Cuando escuché por primera vez el penetrante ruido de su única hélice aún no había salido yo a la calle. Estaba desayunando y tardé largo rato en imaginar de qué se trataba realmente. No era verano y aunque este año no ha llovido lo suficiente, la semana anterior varios chubascos habían traído agua a los regatos. No, no podía ser una señal como las que en los meses de estío nos sobresaltan, temiendo siempre que haya llamas quemando lo que aún no se ha quemado. Subí al cruce de las Herrerías y pude contemplar los movimientos de la aeronave. Dejaba a su paso un tenue y difuso reguero blanco que caía sobre el monte. Luego, caminando por la carretera vi un bando del Ayuntamiento que prohibía, durante una semana, la recogida de setas y frutos silvestres en todo el término municipal. Pensé entonces que aún no había probado los níscalos este año y que, a pesar de que el tiempo no ayudaba a que hubiesen surgido en corrillos bajo un manto de humus, ni siquiera podría pertrecharme de un palo y salir en búsqueda de setas aunque volviese con las manos vacías.
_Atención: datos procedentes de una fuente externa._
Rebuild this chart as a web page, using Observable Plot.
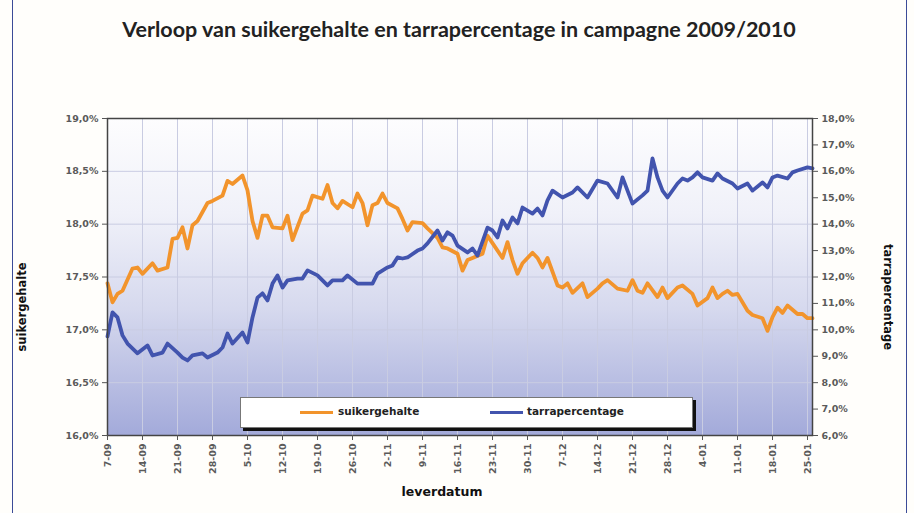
<!DOCTYPE html>
<html><head><meta charset="utf-8">
<script src="https://cdn.jsdelivr.net/npm/d3@7"></script>
<script src="https://cdn.jsdelivr.net/npm/@observablehq/plot@0.6"></script>
<style>
body{margin:0;background:#fff;font-family:"DejaVu Sans",sans-serif;}
#wrap{position:relative;width:914px;height:513px;overflow:hidden;background:#fffefb;}
#chart{position:absolute;left:0;top:0;}
#border{position:absolute;left:12px;top:-5px;width:893px;height:530px;border:1.5px solid #3b4b98;pointer-events:none;}
#title{position:absolute;left:0;top:16px;width:918px;text-align:center;font:bold 21.5px Lato,sans-serif;color:#222;}
.ytitle{position:absolute;font:bold 11.5px "DejaVu Sans",sans-serif;color:#111;white-space:nowrap;transform-origin:center center;}
#xtitle{position:absolute;left:0;width:884px;top:484px;text-align:center;font:bold 12.5px "DejaVu Sans",sans-serif;color:#111;}
#legend{position:absolute;left:240px;top:397px;width:451px;height:29px;background:#fff;border:1px solid #777;box-shadow:3px 3px 0 #111;}
.lg-line{position:absolute;top:13px;width:33px;height:3px;}
.lg-txt{position:absolute;top:7px;font:bold 10.5px "DejaVu Sans",sans-serif;color:#222;}
</style></head>
<body>
<div id="wrap">
  <div id="chart"></div>
  <div id="title">Verloop van suikergehalte en tarrapercentage in campagne 2009/2010</div>
  <div class="ytitle" id="yl">suikergehalte</div>
  <div class="ytitle" id="yr">tarrapercentage</div>
  <div id="xtitle">leverdatum</div>
  <div id="legend"></div>
  <div id="border"></div>
</div>
<script>
// ---- data ----
const startDate = "2009-09-07";
const tickLabels = ["7-09","14-09","21-09","28-09","5-10","12-10","19-10","26-10","2-11","9-11","16-11","23-11","30-11","7-12","14-12","21-12","28-12","4-01","11-01","18-01","25-01"];
const leftTicks = [16.0,16.5,17.0,17.5,18.0,18.5,19.0];
const rightTicks = [6,7,8,9,10,11,12,13,14,15,16,17,18];
const seriesNames = ["suikergehalte","tarrapercentage"];
const seriesColors = ["#f2942c","#4254ae"];

// day offsets from startDate
const sugarDays = [0,1,2,3,5,6,7,9,10,12,13,14,15,16,17,18,20,21,23,24,25,27,28,29,30,31,32,33,35,36,37,39,40,41,43,44,45,46,47,49,50,51,52,53,54,55,56,58,59,60,61,63,64,66,67,68,70,71,72,73,75,76,77,79,80,81,82,83,85,86,87,88,90,91,92,93,95,96,98,99,100,102,104,105,106,107,108,110,111,112,114,115,117,118,120,121,122,123,124,125,126,128,129,131,132,133,134,135,136,138,139,140,141];
const sugarValues = [17.44,17.26,17.34,17.37,17.58,17.59,17.53,17.63,17.56,17.59,17.86,17.87,17.97,17.77,17.99,18.03,18.20,18.22,18.27,18.41,18.38,18.46,18.32,18.03,17.87,18.08,18.08,17.97,17.96,18.08,17.85,18.10,18.13,18.27,18.24,18.37,18.20,18.15,18.22,18.16,18.29,18.20,17.99,18.18,18.20,18.29,18.20,18.15,18.05,17.94,18.02,18.01,17.96,17.87,17.78,17.77,17.72,17.56,17.66,17.68,17.72,17.89,17.82,17.68,17.83,17.66,17.53,17.63,17.73,17.68,17.59,17.68,17.42,17.40,17.44,17.35,17.44,17.31,17.39,17.44,17.47,17.39,17.37,17.47,17.37,17.35,17.44,17.31,17.40,17.30,17.40,17.42,17.34,17.23,17.30,17.40,17.30,17.34,17.37,17.33,17.34,17.18,17.14,17.11,16.99,17.12,17.21,17.16,17.23,17.15,17.15,17.11,17.11];

const tarraDays = [0,1,2,3,4,6,8,9,11,12,14,15,16,17,19,20,22,23,24,25,27,28,29,30,31,32,33,34,35,36,38,39,40,42,44,45,47,48,50,51,53,54,56,57,58,59,60,62,63,64,66,67,68,69,70,72,73,74,76,77,78,79,80,81,82,83,85,86,87,88,89,91,93,94,96,98,100,102,103,104,105,107,108,109,110,111,112,114,115,116,117,118,119,121,122,123,125,126,128,129,131,132,133,134,136,137,138,140,141];
const tarraValues = [9.75,10.66,10.47,9.79,9.48,9.11,9.41,9.03,9.14,9.48,9.14,8.95,8.84,9.03,9.11,8.95,9.14,9.33,9.86,9.48,9.90,9.52,10.47,11.22,11.38,11.11,11.75,12.06,11.60,11.87,11.94,11.94,12.25,12.06,11.68,11.87,11.87,12.06,11.75,11.75,11.75,12.13,12.36,12.44,12.74,12.70,12.74,13.00,13.08,13.27,13.76,13.38,13.69,13.57,13.19,12.93,13.08,12.81,13.87,13.76,13.50,14.14,13.84,14.25,14.03,14.63,14.40,14.59,14.33,14.90,15.27,15.01,15.20,15.39,15.01,15.65,15.54,15.01,15.77,15.27,14.78,15.09,15.27,16.49,15.77,15.27,15.01,15.54,15.73,15.65,15.77,15.96,15.77,15.65,15.92,15.73,15.54,15.35,15.54,15.27,15.58,15.39,15.77,15.84,15.73,15.96,16.03,16.15,16.11];

// ---- helpers ----
const start = new Date(startDate + "T00:00:00Z");
const dayToDate = d => d3.utcDay.offset(start, d);
const labelToDate = s => { const [dd, mm] = s.split("-").map(Number); return new Date(Date.UTC(mm >= 9 ? 2009 : 2010, mm - 1, dd)); };
const tickDates = tickLabels.map(labelToDate);
const labelMap = new Map(tickDates.map((d, i) => [+d, tickLabels[i]]));
// secondary axis (6%..18%) mapped onto primary (16%..19%)
const tToY = t => 16 + (t - 6) * 3 / 12;
const yToT = y => 6 + (y - 16) * 12 / 3;
const pct = v => v.toFixed(1).replace(".", ",") + "%";

const sugar = sugarDays.map((d, i) => ({date: dayToDate(d), v: sugarValues[i]}));
const tarra = tarraDays.map((d, i) => ({date: dayToDate(d), v: tToY(tarraValues[i])}));

const chart = Plot.plot({
  width: 914, height: 513,
  marginLeft: 107, marginRight: 102, marginTop: 118, marginBottom: 78,
  style: {fontFamily: "DejaVu Sans, sans-serif", fontWeight: "bold", fontSize: "9.5px", color: "#5a5a5a", background: "transparent"},
  x: {type: "utc", domain: [dayToDate(0), dayToDate(141)]},
  y: {domain: [16, 19]},
  marks: [
    Plot.frame({fill: "url(#plotbg)"}),
    Plot.gridY(leftTicks, {stroke: "#c9cce2", strokeOpacity: 1, strokeWidth: 1}),
    Plot.gridX(tickDates, {stroke: "#c9cce2", strokeOpacity: 1, strokeWidth: 1}),
    Plot.line(sugar, {x: "date", y: "v", stroke: seriesColors[0], strokeWidth: 3.8, curve: "linear"}),
    Plot.line(tarra, {x: "date", y: "v", stroke: seriesColors[1], strokeWidth: 3.8, curve: "linear"}),
    Plot.frame({stroke: "#444", strokeWidth: 1.5}),
    Plot.axisY(leftTicks, {anchor: "left", tickFormat: pct, tickSize: 5, tickPadding: 4, label: null, stroke: "#555"}),
    Plot.axisY(rightTicks.map(tToY), {anchor: "right", tickFormat: v => pct(yToT(v)), tickSize: 5, tickPadding: 4, label: null, stroke: "#555"}),
    Plot.axisX(tickDates, {anchor: "bottom", tickFormat: d => labelMap.get(+d), tickRotate: -90, tickSize: 5, tickPadding: 3, label: null, stroke: "#555"})
  ]
});
d3.select(chart).insert("defs", ":first-child").html(
  `<linearGradient id="plotbg" x1="0" y1="0" x2="0" y2="1">
     <stop offset="0" stop-color="#fdfdfe"/>
     <stop offset="0.3" stop-color="#f0f1f9"/>
     <stop offset="0.6" stop-color="#d6d9ee"/>
     <stop offset="1" stop-color="#a3aada"/>
   </linearGradient>`);
document.getElementById("chart").appendChild(chart);

// axis titles
const yl = document.getElementById("yl");
yl.style.left = (22 - 50) + "px"; yl.style.top = "300px"; yl.style.width = "100px"; yl.style.textAlign = "center";
yl.style.transform = "rotate(-90deg)";
const yr = document.getElementById("yr");
yr.style.left = (888 - 60) + "px"; yr.style.top = "290px"; yr.style.width = "120px"; yr.style.textAlign = "center";
yr.style.transform = "rotate(90deg)";

// legend
const lg = d3.select("#legend");
const lgPos = [{line: 59, txt: 97}, {line: 249, txt: 286}];
seriesNames.forEach((n, i) => {
  lg.append("div").attr("class", "lg-line").style("left", lgPos[i].line + "px").style("background", seriesColors[i]);
  lg.append("div").attr("class", "lg-txt").style("left", lgPos[i].txt + "px").text(n);
});
</script>
</body></html>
Lástima, pensé, y estuve un rato cabizbajo hasta que, de nuevo, una pasada del avión sobre el pueblo me hizo alzar la vista. El aparato surcó el cielo rumbo a la Vega del Canto y a medio camino viró para posarse, intuí yo, en la pista del Cueto. En ese momento, recordé lo que aquel lugar había sido durante muchos veranos: un centro de operaciones contra el fuego que albergaba aviones y helicópteros, pilotos y mecánicos... que desprendía, en fin, vitalidad y trabajo y que cubría a aquel monte de una aureola de aventura. A mi me hizo soñar y ha vuelto, aunque sea por un día, para quedarse en mi memoria.